At its core, Arbitrum operates by executing off-chain transactions and providing scalability to the Ethereum mainnet. These principles enable the L2 solution to reduce gas fees and process transactions faster.
By offloading most transaction execution to the Arbitrum network, users enjoy reduced fees and faster confirmation times compared to the Ethereum mainnet.
This scalability improvement enhances the overall experience and enables broader adoption of decentralized applications (dApps) in the decentralized finance (DeFi) ecosystem.
The Arbitrum network adopts a rollup model like several other L2 scaling solutions. In a Rollup model, the system assumes the validity of all transactions by default, streamlining transaction processing without immediate verification on the Ethereum mainnet.
This off-chain execution proves pivotal in curtailing the time and costs typically associated with on-chain transactions on the network.
Besides scalability, Arbitrum offers numerous functionalities. Users can seamlessly execute the same functions they would perform on Ethereum.
This includes using Web3-based applications, deploying smart contracts, signing wallet prompts for Ethereum connectivity, and more, in addition to maintaining Ethereum-level security.
The L2 solution is compatible with the Ethereum Virtual Machine (EVM), enabling dApps to operate across the Ethereum ecosystem. Web3 platforms can leverage the network’s technology stack to construct permissionless protocols for user utilization.
Similar to other blockchain networks, Arbitrum is powered by a utility token, ARB. This ERC-20 fungible token plays a primary role in enabling frictionless transactions across the decentralized network.
Additionally, it is instrumental in governance proceedings and contributes to the network’s security against external cyber threats.
The ARB token serves as the core utility asset within the Arbitrum network.
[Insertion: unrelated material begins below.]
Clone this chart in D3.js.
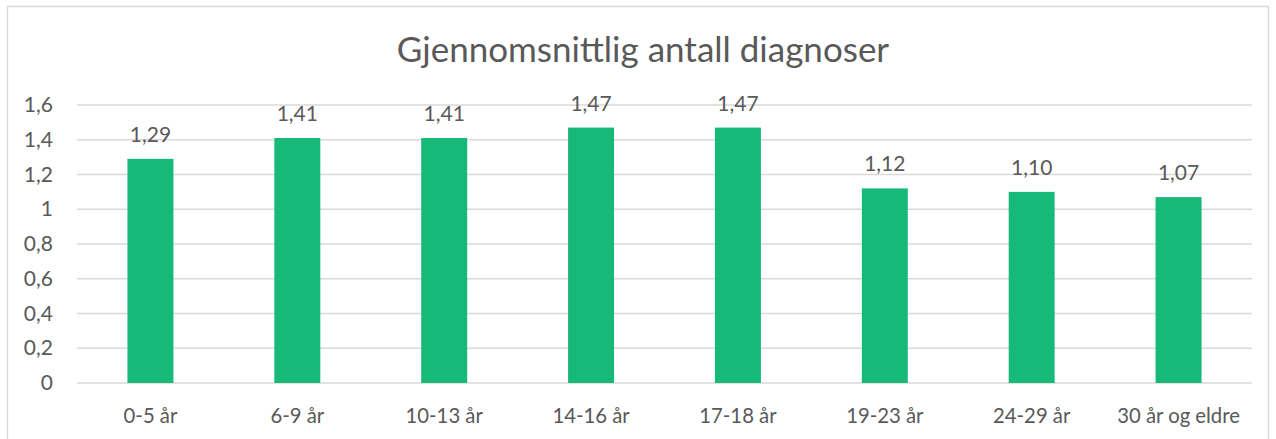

This digital currency is responsible for facilitating transaction resolution and acquiring block space on the decentralized protocol.
As of January 12, 2024, the total supply of ARB tokens stands at 10 billion, with 1.275 billion tokens currently in circulation. In addition to its role as a payment mechanism, the ARB token is utilized for:
Staking is essential for new-generation protocols like Arbitrum, which rely on a proof-of-stake (PoS) consensus mechanism and its multiple variants.
To validate transactions on these PoS-powered models and secure the blockchain, validators are required to lock up a certain amount of the network’s token through a process called staking.
On the Arbitrum protocol, validators stake a predetermined amount of ARB tokens to validate transactions. Stakers are rewarded with a certain quantity of ARBs for locking up their tokens.
ARB holders play a crucial role in ensuring the seamless operation of the blockchain protocol through governance processes. They exercise their voting rights on network proposals and provide recommendations based on their delegated tokens.
Similar to other fungible tokens, Arbitrum crypto is tradable on the open market. Investors can engage in speculation, buying, and selling with the aim of profiting from the token’s price trajectory.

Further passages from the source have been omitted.